Thread Synchronization Primitives

Double-check all uses of mutexes, semaphores, condition variables, and atomic operations. Ensure critical sections are correctly identified and protected. Avoid deadlocks by establishing a consistent lock acquisition order across your application.

Resource Limits and System Configuration

On DigitalOcean, review your droplet’s resource limits. High CPU usage, memory exhaustion, or running out of file descriptors can indirectly lead to unexpected behavior and crashes, even if not directly causing a segfault. Monitor these metrics closely.

# Check open file descriptors
lsof -p $(pgrep my_daemon) | wc -l

# Monitor system resources (e.g., using htop or Prometheus/Grafana)
# Ensure /etc/security/limits.conf is correctly set for the daemon user

Logging and Metrics

Implement comprehensive logging. Log critical events, errors, and potentially high-volume operations (with appropriate sampling). Integrate with a centralized logging system (e.g., ELK stack, Loki) and set up alerts for error rates or specific error messages that might precede a crash.

Expose internal metrics (e.g., number of active threads, queue lengths, lock contention) via an endpoint (like Prometheus’s textfile collector format) to gain visibility into the daemon’s operational state under load.
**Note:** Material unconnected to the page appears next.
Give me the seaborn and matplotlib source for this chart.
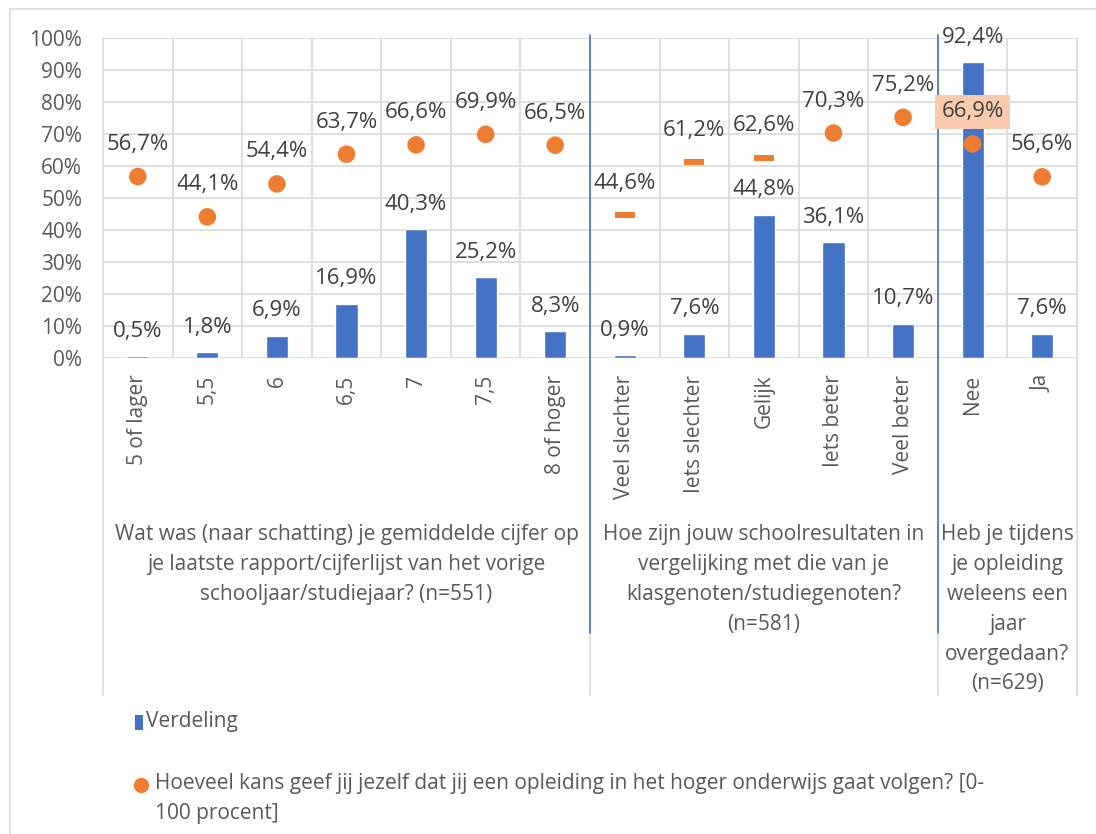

# Example Prometheus metric for active connections
# HELP my_daemon_active_connections Number of active client connections
# TYPE my_daemon_active_connections gauge
my_daemon_active_connections 123

Conclusion

Resolving segmentation faults in high-concurrency C/C++ daemons requires a systematic approach, combining powerful debugging tools with a deep understanding of memory management and concurrency. Start with core dumps and GDB, then leverage Valgrind or sanitizers for dynamic analysis. For elusive bugs, live tracing with SystemTap or DTrace can provide crucial insights. Finally, robust error handling, meticulous synchronization, and comprehensive monitoring are key to preventing future incidents and ensuring system stability under peak load.